Google’s Wearable Subtitles Glasses Provides All-Day Captioning

Wearable Subtitles glasses translate spoken words and sounds into transcribed texts that are then overlayed on a lens.

While Google Glass, the AR-based glasses that provide data overlay for objects, never really gained any traction for commercial use, Google is having another go at high-tech specs, only this time it provides captions for everyday sounds and spoken words. Wearable Subtitles are touted as a mobile solution that transforms speech and sound into visual representations for the deaf and hard-of-hearing. Rather than using smartphones, the glasses offer privately transcribed text, hands-free use, improved mobility, and socially-acceptable interactions.

Wearable Subtitles is a proof-of-concept that offers a 3D printed frame and provides augmented communication via sound transcript for around 15-hours per day before needing to be recharged. Google developed the glasses using a slender PCB outfitted with a MediaTek MT2523D SiP (Arm Cortex-M4), Bluetooth 4.0 and BLE transceiver, power management IC, and a MIPI-DSI display controller. The entire hardware package is housed within the right-side of the frames for easy concealment. The embedded system communicates with a smartphone via BLE and uses the phone’s microphone and a communication protocol to transcribe words and sounds.
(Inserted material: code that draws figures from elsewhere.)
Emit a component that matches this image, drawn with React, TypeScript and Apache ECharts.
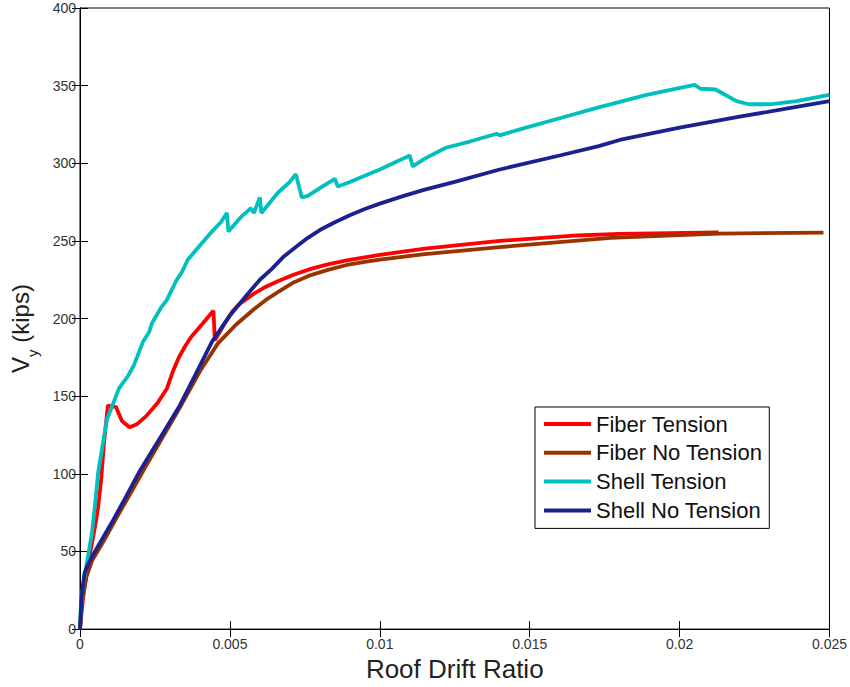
import React, { useEffect, useRef } from "react";
import * as echarts from "echarts";

const seriesNames = ["Fiber Tension", "Fiber No Tension", "Shell Tension", "Shell No Tension"];
const seriesColors = ["#FF0000", "#993300", "#00BFBF", "#1A2290"];

const xTicks = [0, 0.005, 0.01, 0.015, 0.02, 0.025];
const yTicks = [0, 50, 100, 150, 200, 250, 300, 350, 400];

const fiberTension: [number, number][] = [
  [0, 0], [0.0001, 20], [0.0003, 45], [0.0005, 66], [0.0006, 78], [0.0007, 95], [0.0008, 120],
  [0.00093, 144], [0.0012, 143], [0.0014, 134], [0.00165, 130], [0.0019, 132], [0.0022, 137],
  [0.0026, 146], [0.0029, 155], [0.0031, 166], [0.0033, 175], [0.0035, 182], [0.0037, 188],
  [0.0041, 197], [0.00445, 205], [0.0045, 186], [0.0048, 196], [0.0051, 205], [0.0053, 209],
  [0.0058, 216], [0.0062, 220.5], [0.0066, 224], [0.0071, 228], [0.0077, 232], [0.0083, 235],
  [0.0089, 237.5], [0.01, 241], [0.0115, 245], [0.014, 250], [0.0166, 253.5], [0.018, 254.5],
  [0.0213, 255.5],
];

const fiberNoTension: [number, number][] = [
  [0, 0], [0.00005, 15], [0.0002, 33], [0.0004, 44], [0.0008, 57], [0.0012, 71], [0.0017, 88],
  [0.0022, 105], [0.0028, 125], [0.0034, 145], [0.004, 166], [0.0046, 184], [0.0049, 190],
  [0.0052, 196], [0.0055, 201], [0.0058, 206], [0.0062, 212], [0.0066, 217], [0.0071, 223],
  [0.0077, 228], [0.0083, 231.5], [0.0089, 234.5], [0.0095, 236.5], [0.01, 238], [0.0115, 241.5],
  [0.014, 246], [0.0177, 252], [0.0213, 254.7], [0.0248, 255.4],
];

const shellTension: [number, number][] = [
  [0, 0], [0.00003, 15], [0.0001, 28], [0.00025, 45], [0.0004, 62], [0.0005, 80], [0.0006, 100],
  [0.00075, 118], [0.0009, 135], [0.0011, 145], [0.0013, 155], [0.0016, 163], [0.0018, 170],
  [0.0021, 185], [0.0023, 191], [0.0024, 197], [0.0027, 207], [0.0029, 212], [0.0032, 224],
  [0.0034, 230], [0.0036, 238], [0.004, 247], [0.0044, 256], [0.0047, 262], [0.0049, 268],
  [0.00495, 256], [0.0054, 266], [0.0057, 271], [0.0058, 268], [0.006, 278], [0.00605, 268],
  [0.0066, 281], [0.007, 288], [0.0072, 293], [0.0074, 278], [0.0076, 279], [0.008, 284],
  [0.0085, 290], [0.0086, 285], [0.009, 288], [0.01, 296], [0.011, 305], [0.0111, 298],
  [0.0115, 303], [0.0122, 310], [0.013, 314], [0.0139, 319], [0.014, 318], [0.0147, 322],
  [0.016, 329], [0.0173, 336], [0.0189, 344], [0.0205, 350.5], [0.0207, 348], [0.0212, 347.5],
  [0.0219, 340], [0.0223, 338], [0.023, 338], [0.0239, 340], [0.025, 344],
];

const shellNoTension: [number, number][] = [
  [0, 0], [0.00005, 20], [0.00015, 36], [0.0003, 43], [0.0005, 50], [0.0008, 60], [0.0011, 70],
  [0.0015, 84], [0.002, 102], [0.0027, 124], [0.0033, 143], [0.0038, 162], [0.0044, 185],
  [0.005, 202], [0.0056, 216], [0.006, 225], [0.0064, 232], [0.0068, 240], [0.0072, 246],
  [0.0076, 252], [0.008, 257], [0.0085, 262], [0.009, 266.5], [0.0095, 270.5], [0.01, 274],
  [0.0108, 279], [0.0115, 283], [0.0125, 288], [0.014, 296], [0.016, 305], [0.0173, 311],
  [0.018, 315], [0.02, 323], [0.022, 330], [0.025, 340],
];

const seriesData = [fiberTension, fiberNoTension, shellTension, shellNoTension];

export default function App() {
  const ref = useRef<HTMLDivElement>(null);
  useEffect(() => {
    if (!ref.current) return;
    const chart = echarts.init(ref.current, null, { renderer: "svg" });
    const font = "Liberation Sans, Arial, sans-serif";
    const xMin = xTicks[0];
    const xMax = xTicks[xTicks.length - 1];
    const yMin = yTicks[0];
    const yMax = yTicks[yTicks.length - 1];
    const xInterval = xTicks[1] - xTicks[0];
    const yInterval = yTicks[1] - yTicks[0];
    chart.setOption({
      animation: false,
      backgroundColor: "#fff",
      grid: {
        left: 80,
        right: 16,
        top: 8,
        bottom: 53,
        show: true,
        borderColor: "#000",
        borderWidth: 1,
      },
      legend: {
        orient: "vertical",
        left: 535,
        top: 407,
        icon: "rect",
        itemWidth: 47,
        itemHeight: 4,
        itemGap: 6.8,
        padding: [6, 7, 7, 9],
        backgroundColor: "#fff",
        borderColor: "#000",
        borderWidth: 1,
        borderRadius: 0,
        data: seriesNames,
        textStyle: { fontFamily: font, fontSize: 22, color: "#111", lineHeight: 21 },
      },
      xAxis: [
        {
          type: "value",
          min: xMin,
          max: xMax,
          interval: xInterval,
          name: "Roof Drift Ratio",
          nameLocation: "middle",
          nameGap: 21,
          nameTextStyle: { fontFamily: font, fontSize: 26, color: "#222" },
          axisLine: { show: true, lineStyle: { color: "#000", width: 1 } },
          axisTick: { show: true, inside: true, length: 8, lineStyle: { color: "#000" } },
          axisLabel: { fontFamily: font, fontSize: 14, color: "#333", margin: 8 },
          splitLine: { show: false },
        },
        {
          type: "value",
          position: "top",
          min: xMin,
          max: xMax,
          interval: xInterval,
          axisLine: { show: true, lineStyle: { color: "#000", width: 1 } },
          axisTick: { show: true, inside: true, length: 8, lineStyle: { color: "#000" } },
          axisLabel: { show: false },
          splitLine: { show: false },
        },
      ],
      yAxis: [
        {
          type: "value",
          min: yMin,
          max: yMax,
          interval: yInterval,
          name: "{v|V}{s|y}{n| (kips)}",
          nameLocation: "middle",
          nameGap: 48,
          nameRotate: 90,
          nameTextStyle: {
            fontFamily: font,
            color: "#222",
            padding: [0, 20, 0, 0],
            rich: {
              v: { fontFamily: font, fontSize: 24, color: "#222", verticalAlign: "bottom", lineHeight: 26 },
              s: { fontFamily: font, fontSize: 15, color: "#222", verticalAlign: "bottom", lineHeight: 26, padding: [0, 0, -8, 0] },
              n: { fontFamily: font, fontSize: 24, color: "#222", verticalAlign: "bottom", lineHeight: 26 },
            },
          },
          axisLine: { show: true, lineStyle: { color: "#000", width: 1 } },
          axisTick: { show: true, inside: true, length: 8, lineStyle: { color: "#000" } },
          axisLabel: { fontFamily: font, fontSize: 14, color: "#333", margin: 4 },
          splitLine: { show: false },
        },
        {
          type: "value",
          position: "right",
          min: yMin,
          max: yMax,
          interval: yInterval,
          axisLine: { show: true, lineStyle: { color: "#000", width: 1 } },
          axisTick: { show: true, inside: true, length: 8, lineStyle: { color: "#000" } },
          axisLabel: { show: false },
          splitLine: { show: false },
        },
      ],
      series: seriesNames.map((name, i) => ({
        name,
        type: "line",
        data: seriesData[i],
        showSymbol: false,
        symbol: "none",
        smooth: false,
        color: seriesColors[i],
        lineStyle: { color: seriesColors[i], width: 3.8 },
        z: 2 + i,
      })),
    });
    return () => chart.dispose();
  }, []);
  return (
    <div
      ref={ref}
      style={{ position: "fixed", left: 0, top: 0, width: 850, height: 687 }}
    />
  );
}
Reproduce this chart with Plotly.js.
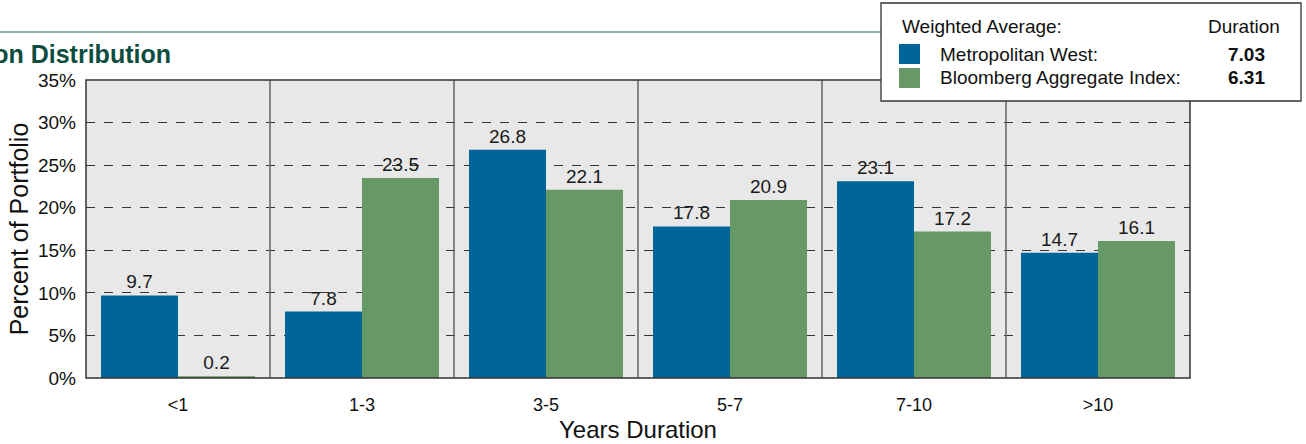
<!DOCTYPE html>
<html><head><meta charset="utf-8">
<script src="https://cdn.plot.ly/plotly-3.0.1.min.js"></script>
<style>html,body{margin:0;padding:0;background:#fff;}#chart{width:1306px;height:444px;}</style>
</head><body><div id="chart"></div>
<script>
const categories = ['<1', '1-3', '3-5', '5-7', '7-10', '>10'];
const metwestValues = [9.7, 7.8, 26.8, 17.8, 23.1, 14.7];
const bloombergValues = [0.2, 23.5, 22.1, 20.9, 17.2, 16.1];
const seriesNames = ['Metropolitan West:', 'Bloomberg Aggregate Index:'];
const weightedDurations = ['7.03', '6.31'];
const chartTitle = 'Duration Distribution';

const W = 1306, H = 444, L = 86, R = 1190, T = 80, B = 378;
const px = x => (x - L) / (R - L);
const py = y => (B - y) / (B - T);
const font = 'Arial, "Liberation Sans", sans-serif';
const blue = '#006699', green = '#669966';

const traces = [
  {type:'bar', name:seriesNames[0], x:categories, y:metwestValues, marker:{color:blue},
   text:metwestValues.map(v=>v.toFixed(1)), textposition:'outside', textfont:{size:19,color:'#1a1a1a',family:font}, cliponaxis:false},
  {type:'bar', name:seriesNames[1], x:categories, y:bloombergValues, marker:{color:green},
   text:bloombergValues.map(v=>v.toFixed(1)), textposition:'outside', textfont:{size:19,color:'#1a1a1a',family:font}, cliponaxis:false}
];

const shapes = [];
for (let i = 0; i < categories.length - 1; i++) {
  shapes.push({type:'line', xref:'x', yref:'paper', x0:i+0.5, x1:i+0.5, y0:0, y1:1, line:{color:'#666', width:1.5}, layer:'above'});
}
shapes.push({type:'rect', xref:'paper', yref:'paper', x0:0, x1:1, y0:0, y1:1, line:{color:'#333', width:1.5}, layer:'above'});
shapes.push({type:'line', xref:'paper', yref:'paper', x0:px(0), x1:px(881), y0:py(32), y1:py(32), line:{color:'#1f5c4f', width:1.2}});
shapes.push({type:'rect', xref:'paper', yref:'paper', x0:px(881), x1:px(1301), y0:py(101), y1:py(3), fillcolor:'#fff', line:{color:'#333', width:1.3}, layer:'above'});
shapes.push({type:'rect', xref:'paper', yref:'paper', x0:px(899), x1:px(920), y0:py(64), y1:py(44), fillcolor:blue, line:{width:0}, layer:'above'});
shapes.push({type:'rect', xref:'paper', yref:'paper', x0:px(899), x1:px(920), y0:py(88), y1:py(68), fillcolor:green, line:{width:0}, layer:'above'});

const lf = {family:font, size:19, color:'#111'};
const ann = (text, x, y, xanchor, extra) => Object.assign({xref:'paper', yref:'paper', x:px(x), y:py(y), xanchor, yanchor:'middle', text, showarrow:false, font:lf}, extra||{});
const annotations = [
  ann('Weighted Average:', 900, 27, 'left'),
  ann('Duration', 1282, 27, 'right'),
  ann(seriesNames[0], 938, 54, 'left'),
  ann(seriesNames[1], 938, 78, 'left'),
  ann('<b>' + weightedDurations[0] + '</b>', 1267, 54, 'right'),
  ann('<b>' + weightedDurations[1] + '</b>', 1267, 78, 'right'),
  {xref:'paper', yref:'paper', x:px(173), y:py(54), xanchor:'right', yanchor:'middle', text:'<b>'+chartTitle+'</b>', showarrow:false, font:{family:font, size:25, color:'#0d4d3f'}}
];

const layout = {
  width:W, height:H, margin:{l:L, r:W-R, t:T, b:H-B, pad:0},
  paper_bgcolor:'#fff', plot_bgcolor:'#e8e8e8',
  barmode:'group', bargap:0.163, bargroupgap:0,
  showlegend:false, font:{family:font, color:'#111'},
  xaxis:{type:'category', tickfont:{size:18, color:'#111'}, ticks:'', showgrid:false, showline:false,
         title:{text:'Years Duration', font:{size:24, color:'#111'}, standoff:7}, ticklabelstandoff:14},
  yaxis:{range:[0,35], dtick:5, ticksuffix:'%', tickfont:{size:19, color:'#111'}, showgrid:true, gridcolor:'#333', griddash:'dash', gridwidth:1,
         zeroline:false, showline:false, ticks:'', ticklabelstandoff:9,
         title:{text:'Percent of Portfolio', font:{size:25, color:'#111'}, standoff:2}},
  shapes, annotations
};
Plotly.newPlot('chart', traces, layout, {displayModeBar:false, staticPlot:true});
</script></body></html>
The translated captions are then piped to a monocular display off-set on the right-side lens, with all text displayed using a white font to maximize contrast and visibility. The Google researchers used several deaf and hard-of-hearing applicants to flesh-out the design, making improvements to the frame, response times, clarity of the lens, and so forth, for the next prototype. They also found that the participants’ on-the-go mobile contexts were more discreet than using mobile phones. Picture holding a phone up to someone’s face to convert text into speech, and you get the idea. It will be interesting to see how Google’s Wearable Subtitles will evolve over the coming revisions and if they will hit the commercial market.